Hedging with Gold Has an Opportunity Cost
August 16, 2023 | James Sprow | Blue Vault
Judging by the number advertisements heard regularly promoting holding gold as a hedge against inflation and protection should the U.S. economy crash, one would conclude that Americans are turning to investments in gold bullion or equivalents in large numbers. The facts don’t support that conclusion. As the chart below illustrates, spot gold prices (green line) have not outperformed the stock market as represented by the S&P 500 Index (blue line) over the past six months. Plus, listed stocks pay dividends which can make up a significant portion of total returns to shareholders. Adding a dividend yield (the annualized DJIA yield was 1.8% recently, the S&P 500’s was 1.3%), the total return from holding listed stocks can be calculated by adding that yield to the change in the index values.
Economists define “opportunity cost” as the value of an optimum alternative decision foregone when a particular decision is made. The opportunity cost of investing in gold can be the value of an alternative investment in another asset type, such as listed stocks. Over the last six months, investing in gold yielded an increase in value of 2.5% compared to a total return on the S&P 500 Index of 4.0% + dividends or approximately 4.6%. Another consideration is the correlation between spot gold prices and the stock market. An “eyeball test” reveals that there is considerable positive correlation between the two series.

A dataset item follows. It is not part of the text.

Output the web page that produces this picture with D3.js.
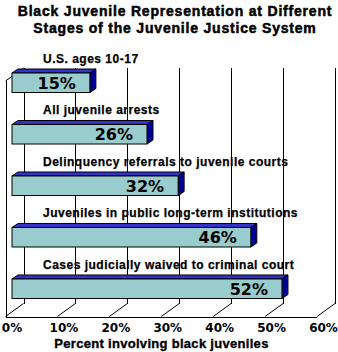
<!DOCTYPE html>
<html>
<head>
<meta charset="utf-8">
<script src="https://cdn.jsdelivr.net/npm/d3@7"></script>
<style>
  html, body { margin: 0; padding: 0; background: #fff; }
  svg { display: block; }
</style>
</head>
<body>
<svg id="chart" width="338" height="352"></svg>
<script>
// ---- data ----
const categories = [
  "U.S. ages 10-17",
  "All juvenile arrests",
  "Delinquency referrals to juvenile courts",
  "Juveniles in public long-term institutions",
  "Cases judicially waived to criminal court"
];
const values = [15, 26, 32, 46, 52];
const tickValues = [0, 10, 20, 30, 40, 50, 60];
const titleLines = [
  "Black Juvenile Representation at Different",
  "Stages of the Juvenile Justice System"
];
const xAxisTitle = "Percent involving black juveniles";

// ---- layout ----
const W = 338, H = 352;
const backTop = 68, backBottom = 303.5;
const depthX = -18, depthY = 13;           // floor depth (back -> front)
const barFrontDX = -11.5;                  // bar front face relative to back wall
const barDepthX = 6, barDepthY = -4;       // bar visual depth

const svg = d3.select("#chart");
svg.append("rect").attr("width", W).attr("height", H).attr("fill", "#fff");

const x = d3.scaleLinear().domain([0, 60]).range([23.5, 335]);
const y = d3.scaleBand().domain(categories).range([73, 298.5]).paddingInner(0.621).paddingOuter(0);

const heavy = "'DejaVu Sans', sans-serif";
const arial = "'Liberation Sans', Arial, sans-serif";

// title
svg.append("g").selectAll("text").data(titleLines).join("text")
  .attr("x", 175).attr("y", (d, i) => 16 + i * 17)
  .attr("text-anchor", "middle")
  .attr("font-family", arial).attr("font-weight", "bold").attr("font-size", 14)
  .attr("letter-spacing", 0.8)
  .attr("stroke", "#000").attr("stroke-width", 0.5)
  .text(d => d);

// grid: back verticals
const grid = svg.append("g").attr("stroke", "#000").attr("stroke-width", 1).attr("shape-rendering", "crispEdges");
grid.selectAll("line.v").data(tickValues).join("line").attr("class", "v")
  .attr("x1", d => Math.round(x(d)) + 0.5).attr("x2", d => Math.round(x(d)) + 0.5)
  .attr("y1", backTop).attr("y2", backBottom);
// floor diagonals
const diag = svg.append("g").attr("stroke", "#000").attr("stroke-width", 1);
diag.selectAll("line").data(tickValues).join("line")
  .attr("x1", d => x(d)).attr("y1", backBottom)
  .attr("x2", d => x(d) + depthX).attr("y2", backBottom + depthY);
// left wall top diagonal
diag.append("line")
  .attr("x1", x(0)).attr("y1", backTop)
  .attr("x2", x(0) + depthX).attr("y2", backTop + depthY);
// left wall vertical + floor front edge
grid.append("line")
  .attr("x1", Math.round(x(0) + depthX) + 0.5).attr("x2", Math.round(x(0) + depthX) + 0.5)
  .attr("y1", backTop + depthY).attr("y2", backBottom + depthY);
grid.append("line")
  .attr("x1", x(0) + depthX).attr("x2", x(60) + depthX)
  .attr("y1", Math.round(backBottom + depthY) + 0.5).attr("y2", Math.round(backBottom + depthY) + 0.5);

// bars
const bars = svg.append("g").selectAll("g").data(values.map((v, i) => ({ v, c: categories[i] }))).join("g");
const bx0 = x(0) + barFrontDX;
bars.append("path") // top face
  .attr("d", d => {
    const x1 = x(d.v) + barFrontDX, yt = y(d.c);
    return `M${bx0},${yt}L${bx0 + barDepthX},${yt + barDepthY}L${x1 + barDepthX},${yt + barDepthY}L${x1},${yt}Z`;
  })
  .attr("fill", "#3333cc").attr("stroke", "#000").attr("stroke-width", 1).attr("stroke-linejoin", "round");
bars.append("path") // side face
  .attr("d", d => {
    const x1 = x(d.v) + barFrontDX, yt = y(d.c), yb = yt + y.bandwidth();
    return `M${x1},${yt}L${x1 + barDepthX},${yt + barDepthY}L${x1 + barDepthX},${yb + barDepthY}L${x1},${yb}Z`;
  })
  .attr("fill", "#000099").attr("stroke", "#000").attr("stroke-width", 1).attr("stroke-linejoin", "round");
bars.append("rect") // front face
  .attr("x", bx0).attr("y", d => y(d.c))
  .attr("width", d => x(d.v) - x(0)).attr("height", y.bandwidth())
  .attr("fill", "#99cccc").attr("stroke", "#000").attr("stroke-width", 1);
bars.append("text")
  .attr("x", d => x(d.v) + barFrontDX - 14)
  .attr("y", d => y(d.c) + y.bandwidth() / 2 + 6)
  .attr("text-anchor", "end")
  .attr("font-family", heavy).attr("font-weight", "bold").attr("font-size", 16)
  .text(d => d.v + "%");

// category labels
svg.append("g").selectAll("text").data(categories).join("text")
  .attr("x", 43).attr("y", d => y(d) - 10)
  .attr("font-family", arial).attr("font-weight", "bold").attr("font-size", 12)
  .attr("letter-spacing", 0.5)
  .attr("stroke", "#000").attr("stroke-width", 0.25)
  .text(d => d);

// x axis labels via d3 axis
const xAxis = d3.axisBottom(x).tickValues(tickValues).tickFormat(d => d + "%").tickSize(0).tickPadding(0);
const ax = svg.append("g").attr("transform", `translate(${depthX + 6},323)`).call(xAxis);
ax.select(".domain").remove();
ax.selectAll("text")
  .attr("font-family", heavy).attr("font-weight", "bold").attr("font-size", 12).attr("fill", "#000")
  .attr("dy", "0.71em");

// x axis title
svg.append("text")
  .attr("x", 161.5).attr("y", 348)
  .attr("text-anchor", "middle")
  .attr("font-family", arial).attr("font-weight", "bold").attr("font-size", 13)
  .attr("letter-spacing", 0.3)
  .attr("stroke", "#000").attr("stroke-width", 0.35)
  .text(xAxisTitle);
</script>
</body>
</html>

To protect an investment portfolio from volatility, or worst-case scenarios, it is always wise to hold some investments that are not highly correlated. Historically, commercial real estate investments have had relatively low correlations with listed stocks, and nontraded REITs have had lower correlations with listed stocks than listed REITs. Those relationships have held true over the last two years. For example, since January 2021, the correlation of the median monthly total returns to the full sample of continuously offered nontraded REITs and the S&P 500 Index was 0.300. That low correlation indicates that those investments do provide significant diversification within a portfolio with listed stocks. By comparison, the correlation between the daily price changes for spot gold and the S&P 500 Index over the last 12 months was 0.266. One could argue that, given the lower return to gold investments and the relative insignificance in diversification benefits from low correlations, investors might have foregone investments in gold and stuck to traded stocks.
Of course, gold is supposedly a hedge against economic collapse or massive inflation. One could argue that the real benefit of holding gold in a portfolio is equivalent to an insurance policy should a black swan event occur. That seems to be a large part of the pitch of the advertisers promoting gold purchases.
An investor in gold should ask themselves if having gold bullion or an account with gold assets would provide liquidity and security should a catastrophic event hit the U.S. economy. That’s a question none of us can answer.